Printing with a screen ruling of 70 l/cm means the radius should be 0.14 mm or smaller. To calculate a sharpness radius in mm, corresponding to a given screen ruling, use the following formula:

Radius in mm = 10 / screen ruling in lines per centimeter

Sharpening and Image Resolution in Relation to Viewing Distance, Printing Process and Screen Ruling

One method to determine the sharpening radius is to base it on the viewing distance, the printing process and the screen ruling used for printing. The most the eye can see is approximately 0.2mm and 127 pixels per inch for viewing distance of 1m or approximately 0.05mm and 508 pixels per inch for a viewing distance of 25 cm, depending on contrast of structures and position in the field view. The image resolution and the effective width / sharpening radius should only be adjusted to this print resolution if the printing process chosen for the job is capable of reproducing details in the resolution of the eye and the respective viewing distance. It is recommended to have cushion of 1.5 times the print resolution or the presumed viewing distance.

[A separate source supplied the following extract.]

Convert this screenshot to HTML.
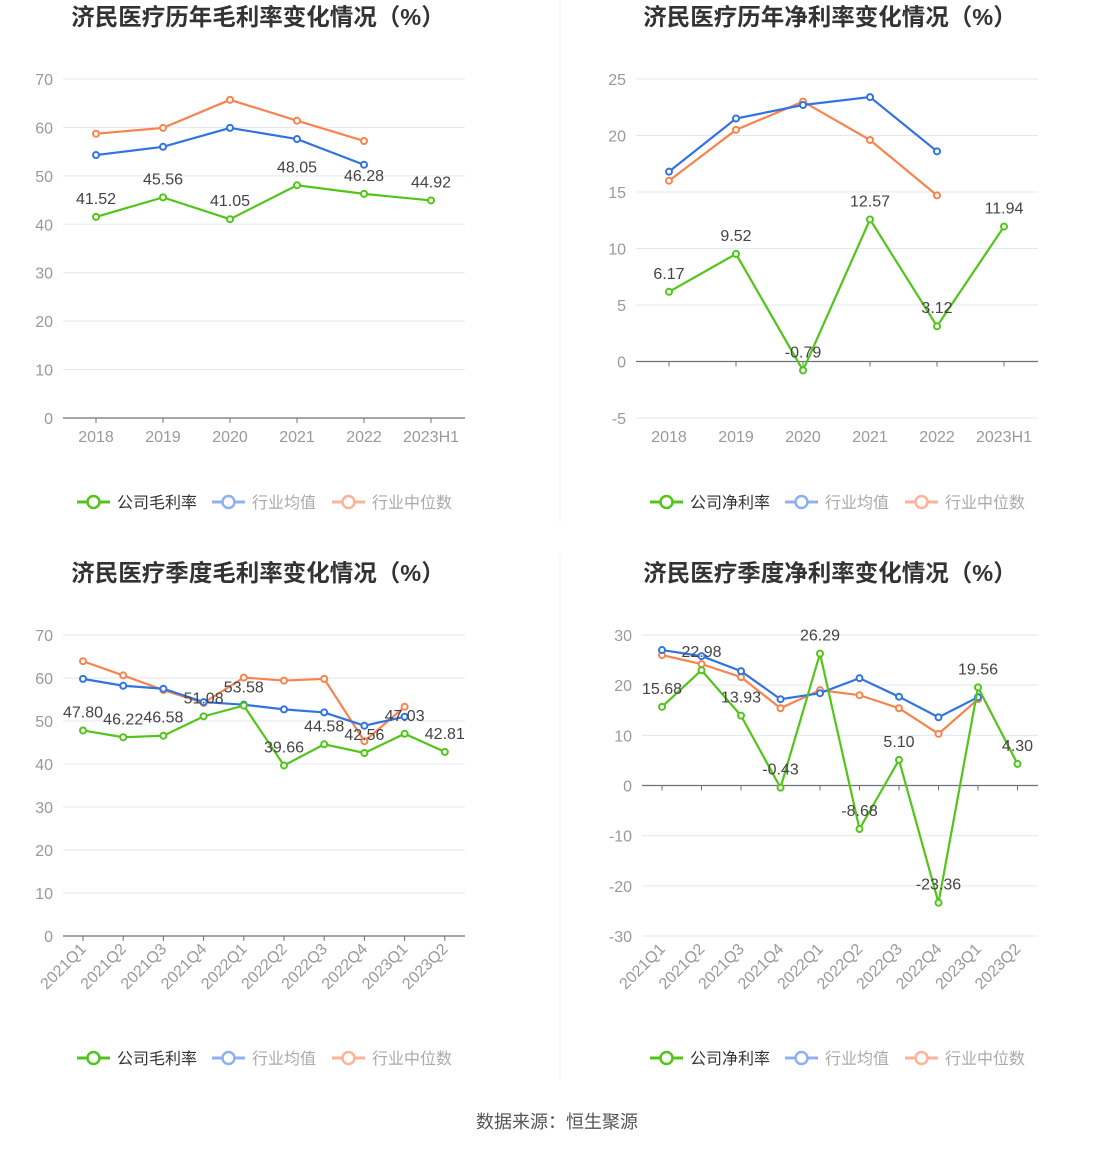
<!DOCTYPE html>
<html><head><meta charset="utf-8">
<style>
body{margin:0;background:#fff;}
svg{display:block;font-family:"Liberation Sans","Noto Sans CJK SC",sans-serif;}
</style></head>
<body>
<svg id="root" width="1114" height="1149" viewBox="0 0 1114 1149">
<line x1="560" y1="0" x2="560" y2="522" stroke="#eef0f4"/>
<line x1="560" y1="556" x2="560" y2="1078" stroke="#eef0f4"/>
<text x="557" y="1128" text-anchor="middle" font-size="18" fill="#555">数据来源：恒生聚源</text>
</svg>
<script>
const yearCats=["2018","2019","2020","2021","2022","2023H1"];
const qCats=["2021Q1","2021Q2","2021Q3","2021Q4","2022Q1","2022Q2","2022Q3","2022Q4","2023Q1","2023Q2"];
const grossYearCo=[41.52,45.56,41.05,48.05,46.28,44.92];
const grossYearAvg=[54.3,56.0,59.9,57.6,52.3];
const grossYearMed=[58.7,59.9,65.7,61.4,57.2];
const netYearCo=[6.17,9.52,-0.79,12.57,3.12,11.94];
const netYearAvg=[16.8,21.5,22.7,23.4,18.6];
const netYearMed=[16.0,20.5,23.0,19.6,14.7];
const grossQCo=[47.80,46.22,46.58,51.08,53.58,39.66,44.58,42.56,47.03,42.81];
const grossQAvg=[59.8,58.2,57.5,54.4,53.8,52.7,52.0,48.9,51.0];
const grossQMed=[63.9,60.6,57.2,54.2,60.1,59.4,59.8,45.3,53.3];
const netQCo=[15.68,22.98,13.93,-0.43,26.29,-8.68,5.10,-23.36,19.56,4.30];
const netQAvg=[27.0,25.8,22.8,17.2,18.4,21.4,17.7,13.6,17.6];
const netQMed=[26.0,24.2,21.6,15.4,19.0,18.0,15.4,10.3,17.2];
const grossTicks=[0,10,20,30,40,50,60,70];
const netYearTicks=[-5,0,5,10,15,20,25];
const netQTicks=[-30,-20,-10,0,10,20,30];

const NS="http://www.w3.org/2000/svg";
const root=document.getElementById('root');
function mk(tag,attrs,parent,txt){const e=document.createElementNS(NS,tag);for(const k in attrs)e.setAttribute(k,attrs[k]);if(txt!==undefined)e.textContent=txt;(parent||root).appendChild(e);return e;}

function chart(cfg){
  const g=mk('g',{});
  
  
  const t=mk('text',{x:cfg.tx,y:cfg.ty,'text-anchor':'middle','font-size':23.5,'font-weight':'bold',fill:'#333'},g,cfg.title);
  
  
  const min=cfg.ticks[0],max=cfg.ticks[cfg.ticks.length-1];
  const y=v=>cfg.yb-(v-min)/(max-min)*(cfg.yb-cfg.yt);
  const x=i=>cfg.x0+cfg.step*i;
  cfg.ticks.forEach(v=>{
    if(v!==0){const l=mk('line',{x1:cfg.pl,x2:cfg.pr,y1:y(v),y2:y(v),stroke:'#e3e7f0'},g);
    
    }
    const tl=mk('text',{x:cfg.pl-10,y:y(v)+6,'text-anchor':'end','font-size':16,fill:'#999'},g,String(v));
    
    
  });
  const ax=mk('line',{x1:cfg.pl,x2:cfg.pr,y1:y(0),y2:y(0),stroke:'#6e7079','stroke-width':1.2},g);
  
  
  cfg.cats.forEach((c,i)=>{
    const tk=mk('line',{x1:x(i),x2:x(i),y1:y(0),y2:y(0)+5,stroke:'#6e7079'},g);
    
    
    let lb;
    if(cfg.rot){lb=mk('text',{x:x(i)+4,y:cfg.ly,'text-anchor':'end','font-size':16,fill:'#999',transform:`rotate(-45 ${x(i)+4} ${cfg.ly})`},g,c);}
    else lb=mk('text',{x:x(i),y:cfg.ly,'text-anchor':'middle','font-size':16,fill:'#999'},g,c);
    
    
  });
  const series=[[cfg.med,'#f9834f','industry-median-line'],[cfg.avg,'#3273e2','industry-average-line'],[cfg.co,'#52c41a','company-line']];
  series.forEach(([d,col,nm])=>{
    const p=mk('polyline',{points:d.map((v,i)=>x(i)+','+y(v)).join(' '),fill:'none',stroke:col,'stroke-width':2.2},g);
    
    
    d.forEach((v,i)=>{const c=mk('circle',{cx:x(i),cy:y(v),r:3,fill:'#fff',stroke:col,'stroke-width':2},g);
      
      });
  });
  cfg.co.forEach((v,i)=>{
    const tl=mk('text',{x:x(i),y:y(v)-13,'text-anchor':'middle','font-size':16,fill:'#444'},g,v.toFixed(2));
    
    
  });
  const lg=[['#52c41a',cfg.lbl,'#333'],['#8fb0f0','行业均值','#aaa'],['#fbb49a','行业中位数','#aaa']];
  const lx=[cfg.lgx,cfg.lgx+135,cfg.lgx+255];
  lg.forEach(([col,txt,tc],k)=>{
    const e=mk('g',{},g);
    
    
    mk('line',{x1:lx[k],x2:lx[k]+33,y1:cfg.lgy,y2:cfg.lgy,stroke:col,'stroke-width':3},e);
    mk('circle',{cx:lx[k]+16.5,cy:cfg.lgy,r:6,fill:'#fff',stroke:col,'stroke-width':2.5},e);
    mk('text',{x:lx[k]+40,y:cfg.lgy+6,'font-size':16,fill:tc},e,txt);
  });
}
chart({name:'annual-gross-margin-chart',title:'济民医疗历年毛利率变化情况（%）',tx:258,ty:25,ticks:grossTicks,yt:79,yb:418,pl:63,pr:465,x0:96,step:67,cats:yearCats,co:grossYearCo,avg:grossYearAvg,med:grossYearMed,ly:442,lbl:'公司毛利率',lgx:77,lgy:502});
chart({name:'annual-net-margin-chart',title:'济民医疗历年净利率变化情况（%）',tx:830,ty:25,ticks:netYearTicks,yt:79,yb:418,pl:636,pr:1038,x0:669,step:67,cats:yearCats,co:netYearCo,avg:netYearAvg,med:netYearMed,ly:442,lbl:'公司净利率',lgx:650,lgy:502});
chart({name:'quarterly-gross-margin-chart',title:'济民医疗季度毛利率变化情况（%）',tx:258,ty:581,ticks:grossTicks,yt:635,yb:936,pl:63,pr:465,x0:83,step:40.2,cats:qCats,co:grossQCo,avg:grossQAvg,med:grossQMed,ly:950,rot:true,lbl:'公司毛利率',lgx:77,lgy:1058});
chart({name:'quarterly-net-margin-chart',title:'济民医疗季度净利率变化情况（%）',tx:830,ty:581,ticks:netQTicks,yt:635,yb:936,pl:642,pr:1038,x0:662,step:39.5,cats:qCats,co:netQCo,avg:netQAvg,med:netQMed,ly:950,rot:true,lbl:'公司净利率',lgx:650,lgy:1058});
</script>
</body></html>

Example 1: For offset printing with a screen ruling of 70 l/cm (178 lpi), details down to 0.14 mm wide can be accurately reproduced, which also defines the maximum sharpening radius. With the 1.5 times reserve, the image resolution should be at least 267 ppi.

Example 2: For an exhibition stand that will be viewed from a distance of 1m, normal eyesight can pickup details down to approximately 0.2 mm, which can be used to determine the sharpening radius. With a 1.5 times reserve, an image resolution of 191 ppi is sufficient here.